* begin *
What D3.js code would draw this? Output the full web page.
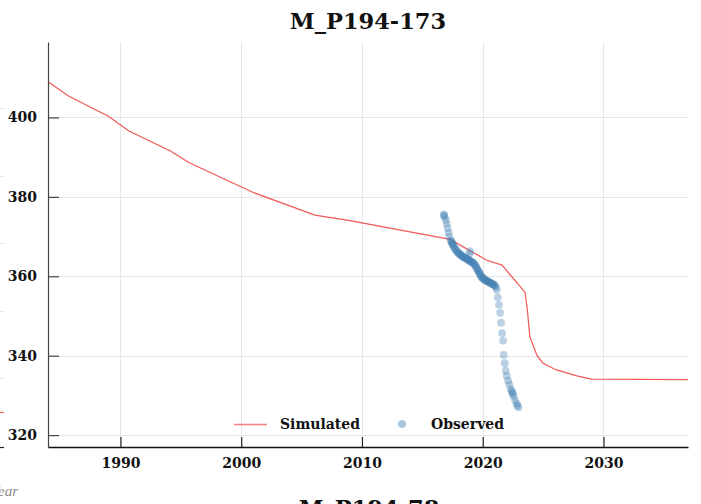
<!DOCTYPE html>
<html>
<head>
<meta charset="utf-8">
<script src="https://cdn.jsdelivr.net/npm/d3@7"></script>
<style>
  html, body { margin: 0; padding: 0; background: #fff; }
  svg { display: block; }
</style>
</head>
<body>
<svg id="chart" width="701" height="504"></svg>
<script>
// ---------------- data ----------------
const chartTitle = "M_P194-173";
const nextChartTitle = "M_P194-78";
const xTickValues = [1990, 2000, 2010, 2020, 2030];
const yTickValues = [320, 340, 360, 380, 400];
const xDomain = [1984, 2037];
const yDomain = [317, 419];

const simYear = [1984, 1985.7, 1989.0, 1990.7, 1994.1, 1995.7, 2001.0, 2006.1, 2009.0,
  2017.3, 2020.3, 2021.6, 2023.5, 2023.7, 2023.9, 2024.5, 2025.0, 2026.1, 2027.8, 2029.0, 2037];
const simValue = [409.0, 405.4, 400.3, 396.6, 391.6, 388.6, 381.1, 375.4, 374.0,
  369.3, 364.1, 362.8, 356.0, 351.5, 344.8, 340.0, 338.1, 336.4, 334.9, 334.1, 334.0];

const obsYear = [
  2016.78, 2016.80, 2016.83, 2016.96, 2017.02, 2017.10, 2017.18, 2017.23, 2017.35, 2017.48,
  2017.40, 2017.45, 2017.50, 2017.55, 2017.60, 2017.66, 2017.72, 2017.78, 2017.84, 2017.90,
  2017.96, 2018.02, 2018.08, 2018.14, 2018.20, 2018.26, 2018.32, 2018.38, 2018.44, 2018.50,
  2018.56, 2018.62, 2018.68, 2018.74, 2018.80, 2018.86, 2018.92, 2018.98, 2019.04, 2019.10,
  2019.16, 2019.22, 2019.28, 2019.34, 2019.40, 2019.45, 2019.50, 2019.55, 2019.60, 2019.65,
  2019.70, 2019.75, 2019.80, 2019.85, 2019.90, 2019.95, 2020.00, 2020.06, 2020.12, 2020.18,
  2020.24, 2020.30, 2020.36, 2020.42, 2020.48, 2020.54, 2020.60, 2020.66, 2020.72, 2020.78,
  2020.84, 2020.90, 2020.96, 2021.02, 2021.08,
  2018.95, 2018.92,
  2021.16, 2021.25, 2021.35, 2021.44, 2021.52, 2021.60, 2021.69, 2021.74, 2021.83, 2021.91,
  2021.99, 2022.10, 2022.21, 2022.33, 2022.40, 2022.46, 2022.50, 2022.58, 2022.68, 2022.82,
  2022.88, 2022.96
];
const obsValue = [
  375.6, 375.3, 375.0, 374.2, 373.2, 372.1, 371.0, 370.0, 369.0, 368.2,
  368.9, 368.5, 368.1, 367.8, 367.5, 367.2, 366.9, 366.6, 366.4, 366.1,
  365.9, 365.8, 365.6, 365.5, 365.3, 365.2, 365.0, 364.9, 364.8, 364.7,
  364.6, 364.5, 364.4, 364.3, 364.2, 364.0, 363.9, 363.8, 363.7, 363.6,
  363.5, 363.3, 363.1, 362.9, 362.7, 362.4, 362.1, 361.8, 361.5, 361.2,
  361.0, 360.7, 360.4, 360.1, 359.9, 359.7, 359.5, 359.4, 359.3, 359.1,
  359.0, 358.9, 358.8, 358.7, 358.6, 358.5, 358.4, 358.3, 358.2, 358.1,
  358.0, 357.9, 357.8, 357.6, 357.3,
  366.3, 365.7,
  356.6, 354.7, 352.8, 350.8, 348.3, 345.7, 343.8, 340.2, 338.1, 336.2,
  334.9, 333.7, 332.7, 331.6, 331.0, 330.7, 330.3, 329.7, 328.7, 327.9,
  327.4, 327.0
];

const legendLabels = ["Simulated", "Observed"];
// fragments of the neighbouring panel visible at the left edge
const neighborGridTicks = [1, 2, 3, 4, 5];
const neighborSimulatedEnd = 0.5;
const neighborAxisLabel = "Year";

// ---------------- drawing ----------------
const svg = d3.select("#chart");
const plot = { left: 48, right: 688, top: 42, bottom: 447 };
const simColor = "#f03c3c";
const obsColor = "#4682b4";
const gridColor = "#e6e6e6";
const serif = "'DejaVu Serif', serif";

const x = d3.scaleLinear().domain(xDomain).range([plot.left, plot.right]);
const y = d3.scaleLinear().domain(yDomain).range([plot.bottom, plot.top]);

// neighbour fragments
const ny = d3.scaleLinear().domain([0, 5]).range([445.5, 108]);
const ng = svg.append("g");
ng.selectAll("line.ngrid").data(neighborGridTicks).join("line")
  .attr("x1", 0).attr("x2", 4)
  .attr("y1", d => Math.round(ny(d)) + 0.5).attr("y2", d => Math.round(ny(d)) + 0.5)
  .attr("stroke", gridColor).attr("stroke-width", 1);
ng.append("line").attr("x1", 0).attr("x2", 4)
  .attr("y1", Math.round(ny(neighborSimulatedEnd)) + 0.5).attr("y2", Math.round(ny(neighborSimulatedEnd)) + 0.5)
  .attr("stroke", simColor).attr("stroke-opacity", 0.8).attr("stroke-width", 1.2);
ng.append("line").attr("x1", 0).attr("x2", 4)
  .attr("y1", plot.bottom + 0.5).attr("y2", plot.bottom + 0.5)
  .attr("stroke", "#222").attr("stroke-width", 1.2);
ng.append("text").attr("x", 18).attr("y", 496)
  .attr("text-anchor", "end")
  .style("font-family", "'Liberation Serif', serif").style("font-style", "italic")
  .style("font-size", "15px").attr("fill", "#8a8a8a")
  .text(neighborAxisLabel);

// gridlines
const grid = svg.append("g");
grid.selectAll("line.vg").data(xTickValues).join("line")
  .attr("x1", d => Math.round(x(d)) + 0.5).attr("x2", d => Math.round(x(d)) + 0.5)
  .attr("y1", plot.top).attr("y2", plot.bottom)
  .attr("stroke", gridColor);
grid.selectAll("line.hg").data(yTickValues).join("line")
  .attr("x1", plot.left).attr("x2", plot.right)
  .attr("y1", d => Math.round(y(d)) + 0.5).attr("y2", d => Math.round(y(d)) + 0.5)
  .attr("stroke", gridColor);

// simulated line
const line = d3.line().x((d, i) => x(simYear[i])).y((d, i) => y(simValue[i]));
svg.append("path").datum(simValue)
  .attr("d", line)
  .attr("fill", "none")
  .attr("stroke", simColor)
  .attr("stroke-opacity", 0.85)
  .attr("stroke-width", 1.25);

// observed points
svg.append("g").selectAll("circle").data(obsValue).join("circle")
  .attr("cx", (d, i) => x(obsYear[i]))
  .attr("cy", d => y(d))
  .attr("r", 3.9)
  .attr("fill", obsColor)
  .attr("fill-opacity", 0.36);

// axes
const tickFont = g => g.selectAll("text")
  .style("font-family", serif)
  .style("font-weight", "bold")
  .style("font-size", "14px")
  .attr("fill", "#111");

const yAxis = svg.append("g")
  .attr("transform", `translate(${plot.left},0)`)
  .call(d3.axisLeft(y).tickValues(yTickValues).tickFormat(d3.format("d"))
    .tickSizeInner(-11).tickSizeOuter(0).tickPadding(11));
yAxis.select(".domain").attr("stroke", "#444").attr("stroke-width", 1.2);
yAxis.selectAll(".tick line").attr("stroke", "#444").attr("stroke-width", 1.2);
yAxis.call(tickFont);

const xAxis = svg.append("g")
  .attr("transform", `translate(0,${plot.bottom})`)
  .call(d3.axisBottom(x).tickValues(xTickValues).tickFormat(d3.format("d"))
    .tickSizeInner(-10).tickSizeOuter(0).tickPadding(11));
xAxis.select(".domain").attr("stroke", "#111").attr("stroke-width", 1.3);
xAxis.selectAll(".tick line").attr("stroke", "#222").attr("stroke-width", 1.2);
xAxis.call(tickFont);

// title
svg.append("text")
  .attr("x", (plot.left + plot.right) / 2).attr("y", 29)
  .attr("text-anchor", "middle")
  .style("font-family", serif).style("font-weight", "bold")
  .style("font-size", "22.5px").attr("fill", "#111")
  .text(chartTitle);

// next panel title (partially visible at bottom)
svg.append("text")
  .attr("x", (plot.left + plot.right) / 2 + 1).attr("y", 516)
  .attr("text-anchor", "middle")
  .style("font-family", serif).style("font-weight", "bold")
  .style("font-size", "22.5px").attr("fill", "#111")
  .text(nextChartTitle);

// legend
const lg = svg.append("g");
const legendY = 424;
lg.append("line").attr("x1", 234).attr("x2", 267)
  .attr("y1", legendY + 0.5).attr("y2", legendY + 0.5)
  .attr("stroke", simColor).attr("stroke-opacity", 0.65).attr("stroke-width", 1.6);
lg.append("text").attr("x", 280).attr("y", legendY + 5)
  .style("font-family", serif).style("font-weight", "bold")
  .style("font-size", "14px").attr("fill", "#111")
  .text(legendLabels[0]);
lg.append("circle").attr("cx", 402).attr("cy", legendY).attr("r", 4)
  .attr("fill", obsColor).attr("fill-opacity", 0.45);
lg.append("text").attr("x", 431).attr("y", legendY + 5)
  .style("font-family", serif).style("font-weight", "bold")
  .style("font-size", "14px").attr("fill", "#111")
  .text(legendLabels[1]);
</script>
</body>
</html>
* end *
* Given instruction: Return exactly what appears from the opening line of the material through the line with "const yDomain = [317, 419];", apart from the pictures.

* Solution below:
What D3.js code would draw this? Output the full web page.
<!DOCTYPE html>
<html>
<head>
<meta charset="utf-8">
<script src="https://cdn.jsdelivr.net/npm/d3@7"></script>
<style>
  html, body { margin: 0; padding: 0; background: #fff; }
  svg { display: block; }
</style>
</head>
<body>
<svg id="chart" width="701" height="504"></svg>
<script>
// ---------------- data ----------------
const chartTitle = "M_P194-173";
const nextChartTitle = "M_P194-78";
const xTickValues = [1990, 2000, 2010, 2020, 2030];
const yTickValues = [320, 340, 360, 380, 400];
const xDomain = [1984, 2037];
const yDomain = [317, 419];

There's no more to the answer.